A further modification of the stacked detector-array approach would be to use a tower of \(\text {Ge}\) wafers working as cryogenic calorimeters, similar to the light detectors widely utilized in the CUPID-0 [40] or CUPID-Mo [41] experiments. In this approach, \(\text {Ta}\) metal foils and Ge wafers (both with optimized thickness) could be stacked minimizing the distance between detectors and sources.

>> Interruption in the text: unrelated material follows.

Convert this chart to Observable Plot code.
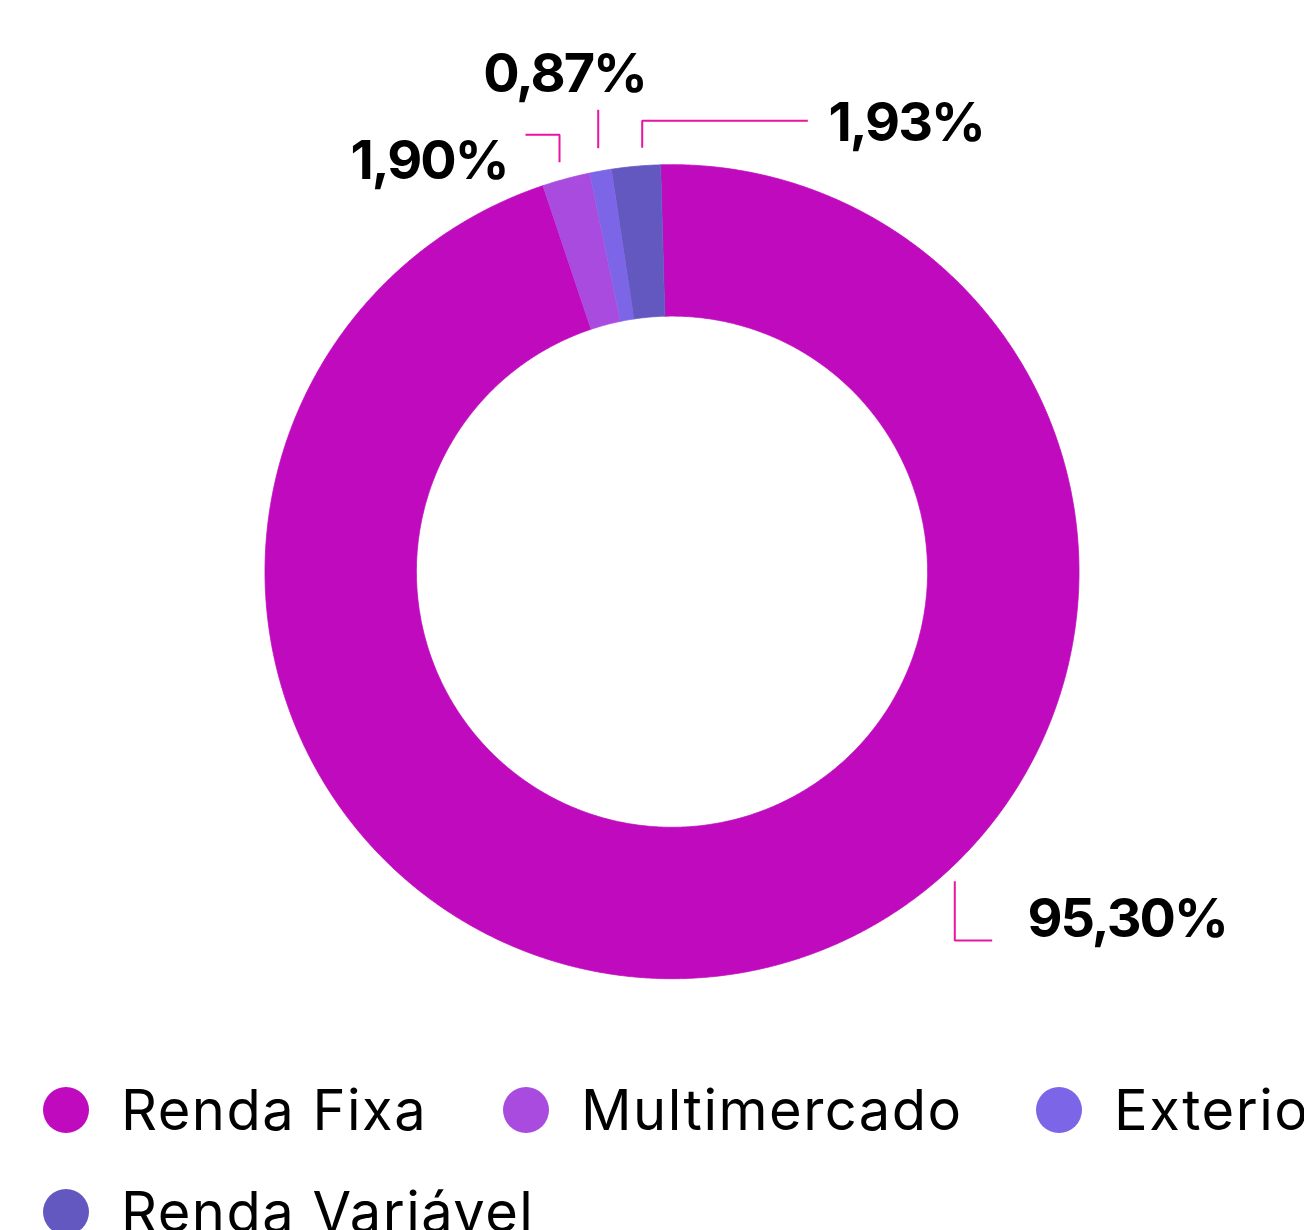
<!DOCTYPE html>
<html>
<head>
<meta charset="utf-8">
<script src="https://cdn.jsdelivr.net/npm/d3@7"></script>
<script src="https://cdn.jsdelivr.net/npm/@observablehq/plot@0.6"></script>
<style>
  html, body { margin: 0; padding: 0; background: #fff; overflow: hidden; width: 1304px; }
  #chart svg { display: block; }
  #chart text { letter-spacing: -2px; }
  .legend { display: grid; grid-template-columns: 460px 533px 420px; width: 1420px;
            padding-top: 19px; margin-left: 43px; font-family: Inter, "Open Sans", sans-serif; }
  .item { display: flex; align-items: center; height: 102px; }
  .sw { width: 46px; height: 46px; border-radius: 50%; flex: none; margin-right: 32px; }
  .lbl { font-size: 56px; font-weight: 400; color: #000; white-space: nowrap; letter-spacing: 1.5px; }
</style>
</head>
<body>
<div id="chart"></div>
<div class="legend" id="legend"></div>
<script>
// ---- data ----
const categories = ["Renda Fixa", "Multimercado", "Exterior", "Renda Variável"];
const values = [95.30, 1.90, 0.87, 1.93];
const colors = ["#BF0ABD", "#A94BDF", "#7C65E7", "#6258C0"];

// ---- layout (unit = outer radius, origin = donut centre, y up) ----
const W = 1304, H = 1040, R = 407, cx = 671.5, cy = 571.2;
const inner = 0.628;
const startAngle = -1.6 * Math.PI / 180;

const labelLayout = [
  {cat: "Renda Fixa", anchor: "start", tx: 0.8735, ty: -0.8558,
   leader: [[0.6948, -0.7604], [0.6948, -0.9061], [0.7867, -0.9061]]},
  {cat: "Multimercado", anchor: "end", tx: -0.4042, ty: 1.0079,
   leader: [[-0.2764, 1.0061], [-0.2764, 1.0735], [-0.3600, 1.0735]]},
  {cat: "Exterior", anchor: "middle", tx: -0.2641, ty: 1.2216,
   leader: [[-0.1813, 1.0405], [-0.1813, 1.1349]]},
  {cat: "Renda Variável", anchor: "start", tx: 0.3845, ty: 1.1012,
   leader: [[-0.0732, 1.0415], [-0.0732, 1.1079], [0.3337, 1.1079]]}
];

// ---- slice polygons derived from the values ----
const total = d3.sum(values);
const slicePts = [];
let acc = startAngle;
categories.forEach((cat, i) => {
  const a0 = acc, a1 = acc + values[i] / total * 2 * Math.PI;
  acc = a1;
  const n = Math.max(2, Math.ceil((a1 - a0) / (0.25 * Math.PI / 180)));
  for (let k = 0; k <= n; k++) {
    const a = a0 + (a1 - a0) * k / n;
    slicePts.push({cat, x: Math.sin(a), y: Math.cos(a)});
  }
  for (let k = n; k >= 0; k--) {
    const a = a0 + (a1 - a0) * k / n;
    slicePts.push({cat, x: inner * Math.sin(a), y: inner * Math.cos(a)});
  }
});

const fmt = v => v.toFixed(2).replace(".", ",") + "%";
const labels = labelLayout.map(l => ({...l, text: fmt(values[categories.indexOf(l.cat)])}));
const leaderPts = labels.flatMap(l => l.leader.map(([x, y]) => ({cat: l.cat, x, y})));

const textOpts = {x: "tx", y: "ty", text: "text", fontSize: 54, fontWeight: 700,
                  fontFamily: "Inter, 'Open Sans', sans-serif", fill: "#000", lineAnchor: "middle"};

const chart = Plot.plot({
  width: W, height: H,
  margin: 0,
  style: {background: "#fff", fontFamily: "Inter, sans-serif"},
  x: {domain: [-cx / R, (W - cx) / R], range: [0, W], axis: null},
  y: {domain: [cy / R, -(H - cy) / R], range: [0, H], axis: null},
  color: {domain: categories, range: colors},
  marks: [
    Plot.line(slicePts, {x: "x", y: "y", z: "cat", fill: "cat", stroke: "cat", strokeWidth: 0.8, curve: "linear"}),
    Plot.line(leaderPts, {x: "x", y: "y", z: "cat", stroke: "#E8159F", strokeWidth: 2,
                          strokeLinecap: "butt", strokeLinejoin: "miter"}),
    Plot.text(labels.filter(d => d.anchor === "start"), {...textOpts, textAnchor: "start"}),
    Plot.text(labels.filter(d => d.anchor === "end"), {...textOpts, textAnchor: "end"}),
    Plot.text(labels.filter(d => d.anchor === "middle"), {...textOpts, textAnchor: "middle"})
  ]
});
document.getElementById("chart").appendChild(chart);

// ---- legend ----
const legend = document.getElementById("legend");
categories.forEach((c, i) => {
  const item = document.createElement("div");
  item.className = "item";
  const sw = document.createElement("span");
  sw.className = "sw";
  sw.style.background = colors[i];
  const lb = document.createElement("span");
  lb.className = "lbl";
  lb.textContent = c;
  item.append(sw, lb);
  legend.appendChild(item);
});
</script>
</body>
</html>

The typical energy resolution for cryogenic light detectors is about 100 eV FWHM [42], and could be further pushed down to about 20 eV by exploiting the Neganov–Trofimov–Luke amplification [43]. Such an improved energy resolution would help to minimize background contributions to the region of interest, leading to a factor \(\sim 5\) enhancement in the experimental sensitivity.

Half-lives larger than \(10^{21}\) year could be in principle probed by performing a calorimetric measurement – i. e. with the source embedded in the detector – by including \(\text {Ta}\) into a compound suitable for the use as a scintillator or as a cryogenic calorimeter. Promising materials are for example \(\text {LiTaO}_3\), \(\text {Cs}_{2}\text {TaCl}_6\) [44] or metallic tantalum itself, being a superconductor [45,46,47,48]. This approach would especially benefit searches for low-energy \(\gamma \)’s, where the improvement in the detection efficiency would be multiple orders of magnitude.

An entirely different approach are indirect searches for increased concentrations of the daughter isotopes \(^{180}\)W and \(^{180}\)Hf in geological tantalum samples [49]. Tantalite and columbite minerals can be more than \(10^9\) year old, allowing for ample time of daughter accumulation. The sensitivity of these geological searches is difficult to predict, crucially depending on trace impurities of tungsten and hafnium in the minerals as well as on the precision and sensitivity of mass spectrometry.

Despite the non-observation of \(^{180\textrm{m}}\text {Ta}\) decay thus far, a number of techniques now exist to perform these investigations. With adaptation and tuning of the methods described above, the theoretical predictions are within reach. An observation of one or even multiple decay modes of \(^{180\textrm{m}}\text {Ta}\) would not only be intriguing for understanding the nuclear physics of the longest lived nuclear isomer but also opens an avenue for studying certain dark matter scenarios if the decay is observed in multiple underground setups with different overburden.

Data availibility statement

This manuscript has no associated data or the data will not be deposited. [Authors’ comment: The only data associated with the current analysis is the energy spectrum, which can be requested to the corresponding author.]